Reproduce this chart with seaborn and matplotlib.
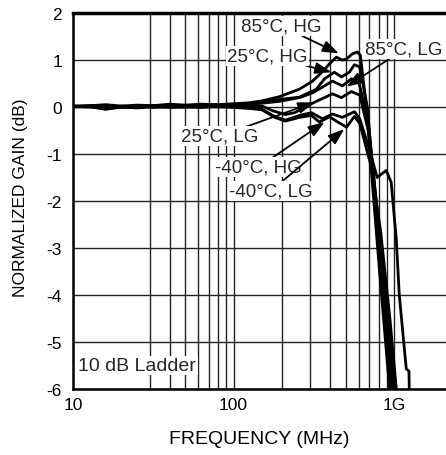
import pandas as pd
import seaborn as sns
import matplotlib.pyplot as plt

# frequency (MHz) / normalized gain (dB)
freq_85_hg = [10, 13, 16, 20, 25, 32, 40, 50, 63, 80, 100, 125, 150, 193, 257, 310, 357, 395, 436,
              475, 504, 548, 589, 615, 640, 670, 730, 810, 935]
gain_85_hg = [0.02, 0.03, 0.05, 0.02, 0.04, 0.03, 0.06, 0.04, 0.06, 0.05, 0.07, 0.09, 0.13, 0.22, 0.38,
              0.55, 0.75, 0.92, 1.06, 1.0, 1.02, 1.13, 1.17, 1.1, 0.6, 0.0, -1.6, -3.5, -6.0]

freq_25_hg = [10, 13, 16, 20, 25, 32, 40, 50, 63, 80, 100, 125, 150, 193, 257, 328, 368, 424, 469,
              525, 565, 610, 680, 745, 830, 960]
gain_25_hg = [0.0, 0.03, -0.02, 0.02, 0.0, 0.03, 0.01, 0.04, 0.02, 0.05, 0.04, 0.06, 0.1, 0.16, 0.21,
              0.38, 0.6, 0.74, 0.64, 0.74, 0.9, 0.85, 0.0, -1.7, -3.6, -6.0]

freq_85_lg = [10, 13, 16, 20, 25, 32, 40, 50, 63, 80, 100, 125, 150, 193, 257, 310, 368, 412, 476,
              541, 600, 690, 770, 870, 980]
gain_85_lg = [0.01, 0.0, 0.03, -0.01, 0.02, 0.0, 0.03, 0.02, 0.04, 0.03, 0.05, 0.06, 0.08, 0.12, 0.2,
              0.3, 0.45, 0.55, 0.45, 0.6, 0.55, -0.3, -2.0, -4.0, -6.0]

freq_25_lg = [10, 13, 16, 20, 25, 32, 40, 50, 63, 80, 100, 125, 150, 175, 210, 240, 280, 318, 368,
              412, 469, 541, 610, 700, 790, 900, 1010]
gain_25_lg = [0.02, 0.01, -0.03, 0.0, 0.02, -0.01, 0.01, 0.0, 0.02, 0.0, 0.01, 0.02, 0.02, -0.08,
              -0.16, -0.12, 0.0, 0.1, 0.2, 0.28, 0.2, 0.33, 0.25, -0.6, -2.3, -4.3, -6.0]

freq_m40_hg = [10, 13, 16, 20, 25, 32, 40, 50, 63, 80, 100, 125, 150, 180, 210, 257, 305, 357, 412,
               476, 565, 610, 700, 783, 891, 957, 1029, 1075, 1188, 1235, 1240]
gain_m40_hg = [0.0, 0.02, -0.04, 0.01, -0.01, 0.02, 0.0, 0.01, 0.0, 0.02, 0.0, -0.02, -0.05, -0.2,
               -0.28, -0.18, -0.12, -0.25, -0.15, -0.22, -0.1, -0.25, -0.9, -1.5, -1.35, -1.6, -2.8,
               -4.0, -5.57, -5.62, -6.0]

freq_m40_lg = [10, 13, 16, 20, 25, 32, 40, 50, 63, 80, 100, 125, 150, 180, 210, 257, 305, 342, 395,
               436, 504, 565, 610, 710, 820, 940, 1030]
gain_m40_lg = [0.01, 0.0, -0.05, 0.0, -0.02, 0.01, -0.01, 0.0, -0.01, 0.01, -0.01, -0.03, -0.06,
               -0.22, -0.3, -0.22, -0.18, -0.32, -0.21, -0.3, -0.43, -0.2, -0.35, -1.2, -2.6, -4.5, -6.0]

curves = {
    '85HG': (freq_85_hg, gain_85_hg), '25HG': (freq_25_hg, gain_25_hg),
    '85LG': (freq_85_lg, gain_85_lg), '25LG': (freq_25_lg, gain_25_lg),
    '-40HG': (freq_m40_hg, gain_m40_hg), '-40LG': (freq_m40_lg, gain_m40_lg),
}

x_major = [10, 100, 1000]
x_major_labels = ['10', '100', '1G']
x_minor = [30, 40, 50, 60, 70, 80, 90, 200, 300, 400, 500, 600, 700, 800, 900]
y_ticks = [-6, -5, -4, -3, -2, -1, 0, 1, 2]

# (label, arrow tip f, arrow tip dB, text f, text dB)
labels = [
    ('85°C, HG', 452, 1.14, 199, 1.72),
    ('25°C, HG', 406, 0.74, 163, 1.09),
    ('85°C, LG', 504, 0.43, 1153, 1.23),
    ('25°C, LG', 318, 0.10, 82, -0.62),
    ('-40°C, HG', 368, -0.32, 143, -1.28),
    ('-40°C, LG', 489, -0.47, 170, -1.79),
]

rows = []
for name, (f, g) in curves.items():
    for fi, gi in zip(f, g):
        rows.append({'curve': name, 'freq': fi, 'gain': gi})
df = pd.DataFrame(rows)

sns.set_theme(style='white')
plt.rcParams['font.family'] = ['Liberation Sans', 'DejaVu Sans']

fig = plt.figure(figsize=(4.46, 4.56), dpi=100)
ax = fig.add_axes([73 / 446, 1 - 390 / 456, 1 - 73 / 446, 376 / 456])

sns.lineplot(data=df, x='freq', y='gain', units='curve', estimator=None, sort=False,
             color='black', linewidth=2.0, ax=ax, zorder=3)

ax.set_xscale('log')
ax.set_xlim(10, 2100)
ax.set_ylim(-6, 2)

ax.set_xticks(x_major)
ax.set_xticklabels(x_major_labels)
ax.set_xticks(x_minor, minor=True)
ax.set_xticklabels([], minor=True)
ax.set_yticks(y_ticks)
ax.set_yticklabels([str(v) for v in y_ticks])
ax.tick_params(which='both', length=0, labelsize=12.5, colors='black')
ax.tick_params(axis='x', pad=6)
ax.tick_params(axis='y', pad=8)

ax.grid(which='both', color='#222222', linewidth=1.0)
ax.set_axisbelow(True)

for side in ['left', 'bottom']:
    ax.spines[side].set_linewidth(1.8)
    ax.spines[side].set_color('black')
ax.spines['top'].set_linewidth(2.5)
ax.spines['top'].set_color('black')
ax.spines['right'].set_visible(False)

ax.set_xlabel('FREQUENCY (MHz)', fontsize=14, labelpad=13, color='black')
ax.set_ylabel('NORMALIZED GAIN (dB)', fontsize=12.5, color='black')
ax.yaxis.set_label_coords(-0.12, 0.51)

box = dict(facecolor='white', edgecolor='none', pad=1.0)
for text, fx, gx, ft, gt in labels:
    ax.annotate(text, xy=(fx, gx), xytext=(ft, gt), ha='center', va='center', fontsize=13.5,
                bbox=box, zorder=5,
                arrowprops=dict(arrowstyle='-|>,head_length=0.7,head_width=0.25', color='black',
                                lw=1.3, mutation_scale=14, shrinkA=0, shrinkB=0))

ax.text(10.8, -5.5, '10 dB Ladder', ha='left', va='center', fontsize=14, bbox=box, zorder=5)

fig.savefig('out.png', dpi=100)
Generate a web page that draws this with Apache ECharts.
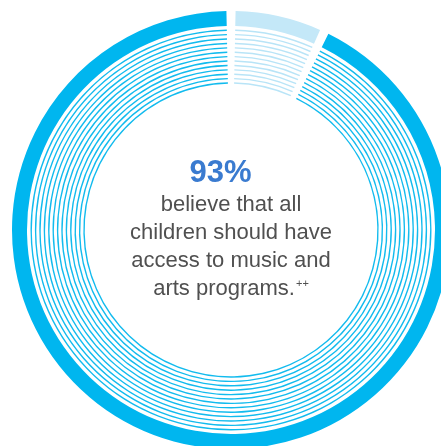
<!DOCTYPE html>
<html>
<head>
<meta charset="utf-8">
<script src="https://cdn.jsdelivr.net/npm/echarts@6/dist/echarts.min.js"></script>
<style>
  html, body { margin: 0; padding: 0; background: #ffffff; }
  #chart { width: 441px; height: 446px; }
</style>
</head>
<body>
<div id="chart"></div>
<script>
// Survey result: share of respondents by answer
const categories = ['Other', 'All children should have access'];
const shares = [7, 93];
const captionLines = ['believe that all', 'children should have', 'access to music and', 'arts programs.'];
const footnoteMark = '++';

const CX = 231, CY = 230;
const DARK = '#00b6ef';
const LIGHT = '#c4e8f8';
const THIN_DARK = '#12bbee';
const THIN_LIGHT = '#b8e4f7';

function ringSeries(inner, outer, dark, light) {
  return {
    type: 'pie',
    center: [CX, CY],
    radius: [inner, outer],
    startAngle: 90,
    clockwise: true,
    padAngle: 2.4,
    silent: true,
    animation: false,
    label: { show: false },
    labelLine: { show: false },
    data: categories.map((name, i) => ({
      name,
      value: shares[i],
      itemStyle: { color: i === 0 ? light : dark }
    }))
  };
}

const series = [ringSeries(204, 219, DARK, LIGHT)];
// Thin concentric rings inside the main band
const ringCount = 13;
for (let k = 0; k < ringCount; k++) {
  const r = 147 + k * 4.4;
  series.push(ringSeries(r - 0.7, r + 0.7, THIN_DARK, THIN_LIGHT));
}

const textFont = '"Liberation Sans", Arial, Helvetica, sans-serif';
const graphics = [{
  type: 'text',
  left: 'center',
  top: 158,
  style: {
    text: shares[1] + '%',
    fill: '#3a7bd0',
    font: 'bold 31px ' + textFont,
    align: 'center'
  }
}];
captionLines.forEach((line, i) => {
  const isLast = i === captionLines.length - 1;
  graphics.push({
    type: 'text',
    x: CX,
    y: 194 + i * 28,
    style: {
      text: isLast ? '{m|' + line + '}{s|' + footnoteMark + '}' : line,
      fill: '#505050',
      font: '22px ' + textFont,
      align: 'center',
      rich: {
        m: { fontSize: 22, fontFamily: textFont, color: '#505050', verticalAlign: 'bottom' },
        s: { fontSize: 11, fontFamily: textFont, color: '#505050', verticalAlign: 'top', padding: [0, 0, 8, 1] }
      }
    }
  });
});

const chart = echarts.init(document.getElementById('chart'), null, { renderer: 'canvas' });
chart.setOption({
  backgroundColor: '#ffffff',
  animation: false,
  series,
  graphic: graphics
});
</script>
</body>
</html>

***

Written instruction:
Restate, line by line and word for word, everything from the top of the material through the line that contains "-2.3, -4.3, -6.0]". Leave pictures out.

Worked answer:
Reproduce this chart with seaborn and matplotlib.
import pandas as pd
import seaborn as sns
import matplotlib.pyplot as plt

# frequency (MHz) / normalized gain (dB)
freq_85_hg = [10, 13, 16, 20, 25, 32, 40, 50, 63, 80, 100, 125, 150, 193, 257, 310, 357, 395, 436,
              475, 504, 548, 589, 615, 640, 670, 730, 810, 935]
gain_85_hg = [0.02, 0.03, 0.05, 0.02, 0.04, 0.03, 0.06, 0.04, 0.06, 0.05, 0.07, 0.09, 0.13, 0.22, 0.38,
              0.55, 0.75, 0.92, 1.06, 1.0, 1.02, 1.13, 1.17, 1.1, 0.6, 0.0, -1.6, -3.5, -6.0]

freq_25_hg = [10, 13, 16, 20, 25, 32, 40, 50, 63, 80, 100, 125, 150, 193, 257, 328, 368, 424, 469,
              525, 565, 610, 680, 745, 830, 960]
gain_25_hg = [0.0, 0.03, -0.02, 0.02, 0.0, 0.03, 0.01, 0.04, 0.02, 0.05, 0.04, 0.06, 0.1, 0.16, 0.21,
              0.38, 0.6, 0.74, 0.64, 0.74, 0.9, 0.85, 0.0, -1.7, -3.6, -6.0]

freq_85_lg = [10, 13, 16, 20, 25, 32, 40, 50, 63, 80, 100, 125, 150, 193, 257, 310, 368, 412, 476,
              541, 600, 690, 770, 870, 980]
gain_85_lg = [0.01, 0.0, 0.03, -0.01, 0.02, 0.0, 0.03, 0.02, 0.04, 0.03, 0.05, 0.06, 0.08, 0.12, 0.2,
              0.3, 0.45, 0.55, 0.45, 0.6, 0.55, -0.3, -2.0, -4.0, -6.0]

freq_25_lg = [10, 13, 16, 20, 25, 32, 40, 50, 63, 80, 100, 125, 150, 175, 210, 240, 280, 318, 368,
              412, 469, 541, 610, 700, 790, 900, 1010]
gain_25_lg = [0.02, 0.01, -0.03, 0.0, 0.02, -0.01, 0.01, 0.0, 0.02, 0.0, 0.01, 0.02, 0.02, -0.08,
              -0.16, -0.12, 0.0, 0.1, 0.2, 0.28, 0.2, 0.33, 0.25, -0.6, -2.3, -4.3, -6.0]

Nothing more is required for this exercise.